O legislador deu os primeiros passos para a integração das pessoas com deficiência no mundo laboral. Contudo, e pese embora a Constituição da República Portuguesa estatua que o Estado se obriga a realizar uma política nacional de integração dos cidadãos com deficiência, bem como a assumir o encargo da efetiva realização dos seus direitos, a sua integração plena na sociedade e, em específico, no mundo laboral, ainda se encontra longe de ser uma realidade.

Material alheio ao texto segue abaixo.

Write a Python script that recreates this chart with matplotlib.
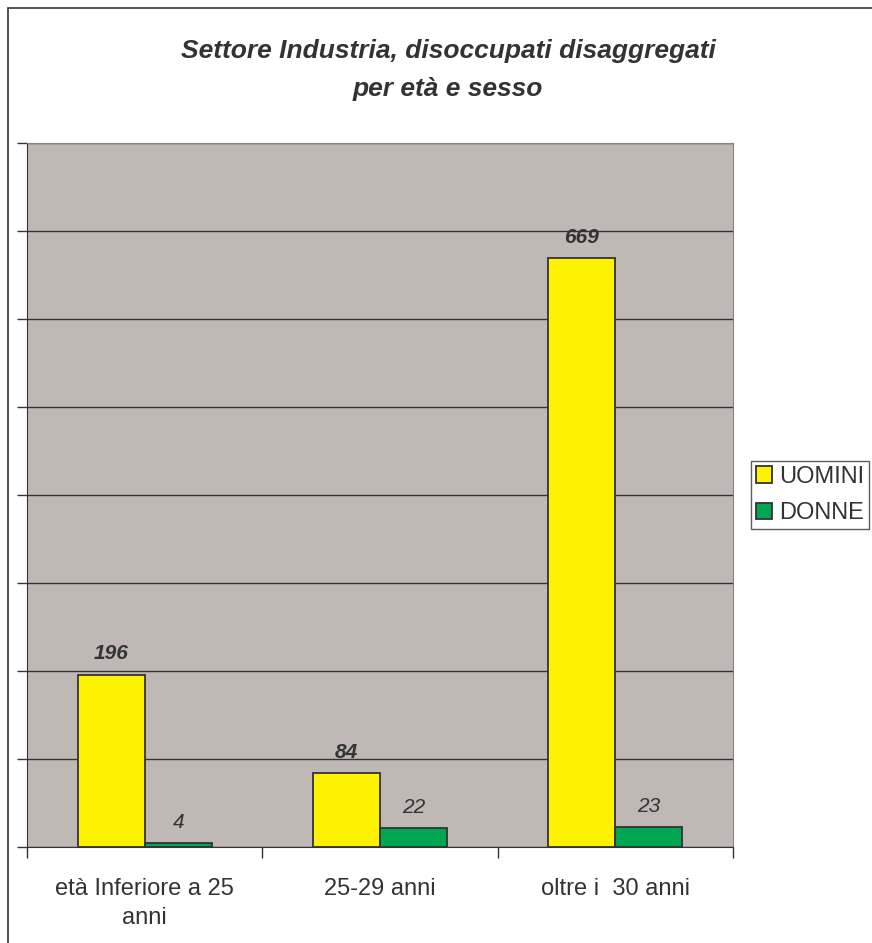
import matplotlib.pyplot as plt
import numpy as np
from matplotlib.patches import Rectangle

categories = ['età Inferiore a 25\nanni', '25-29 anni', 'oltre i  30 anni']
uomini = [196, 84, 669]
donne = [4, 22, 23]

plt.rcParams['font.family'] = ['Liberation Sans', 'DejaVu Sans']

W, H = 872, 943
fig = plt.figure(figsize=(W / 100, H / 100), dpi=100)
# outer chart frame (cut off on the right and bottom like the original)
fig.patches.append(Rectangle((8 / W, -0.1), 1.0, 1 - 8 / H + 0.1, transform=fig.transFigure,
                             fill=False, edgecolor='#333333', linewidth=1.2))

ax = fig.add_axes([27 / W, 1 - 847 / H, (733 - 27) / W, (847 - 143) / H])
ax.set_facecolor('#c0b8b5')

x = np.arange(len(categories))
w = 0.285
ax.bar(x - w / 2, uomini, w, color='#fff200', edgecolor='#333333', linewidth=1.3, label='UOMINI', zorder=3)
ax.bar(x + w / 2, donne, w, color='#00a651', edgecolor='#333333', linewidth=1.3, label='DONNE', zorder=3)

for i in range(len(categories)):
    ax.annotate(str(uomini[i]), (x[i] - w / 2, uomini[i]), xytext=(0, 8), textcoords='offset points',
                ha='center', va='bottom', fontsize=15, fontweight='bold', fontstyle='italic',
                color='#333333')
    ax.annotate(str(donne[i]), (x[i] + w / 2, donne[i]), xytext=(0, 8), textcoords='offset points',
                ha='center', va='bottom', fontsize=15, fontstyle='italic', color='#333333')

ax.set_xlim(-0.5, 2.5)
ax.set_ylim(0, 800)
ax.set_yticks(np.arange(0, 801, 100))
ax.yaxis.grid(True, color='#333333', linewidth=1.0)
ax.set_axisbelow(True)
ax.tick_params(axis='y', labelleft=False, length=7, width=1, color='#333333', direction='out')
ax.set_xticks([-0.5, 0.5, 1.5, 2.5])
ax.set_xticklabels([])
ax.set_xticks(x, minor=True)
ax.set_xticklabels(categories, minor=True, fontsize=17, color='#333333', linespacing=1.45)
ax.tick_params(axis='x', which='major', length=8, width=1, color='#333333', direction='out')
ax.tick_params(axis='x', which='minor', length=0, pad=22)
for s in ['top', 'right']:
    ax.spines[s].set_color('#8a8280')
for s in ['left', 'bottom']:
    ax.spines[s].set_color('#333333')

fig.text(448 / W, 1 - 70 / H, 'Settore Industria, disoccupati disaggregati\nper età e sesso',
         ha='center', va='center', fontsize=19, fontweight='bold', fontstyle='italic',
         color='#333333', linespacing=1.7)

leg = fig.legend(loc='center left', bbox_to_anchor=(751 / W, 1 - 495 / H), fontsize=17,
                 frameon=True, fancybox=False, edgecolor='#333333', handlelength=0.7,
                 handleheight=0.7, handletextpad=0.3, borderpad=0.2, labelspacing=0.6,
                 borderaxespad=0)
leg.get_frame().set_linewidth(1.0)
for t in leg.get_texts():
    t.set_color('#333333')

fig.savefig('out.png', dpi=100)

Para que se mitigue o paradigma de exclusão, é imperativo o compromisso do Estado no cumprimento das suas obrigações constitucionais, promovendo a integração das pessoas com deficiência no mercado laboral, designadamente através de políticas públicas eficazes que evidenciem às empresas o potencial económico e humano das pessoas com deficiência (através de programas de certificação de competências que validem valências específicas; plataformas públicas de matching profissional; estudos e relatórios de impacto económico; programas de formação especializada e contínua, por exemplo), demonstrando que a diversidade também se manifesta em competência e mais valias produtivas, não em meros encargos adicionais.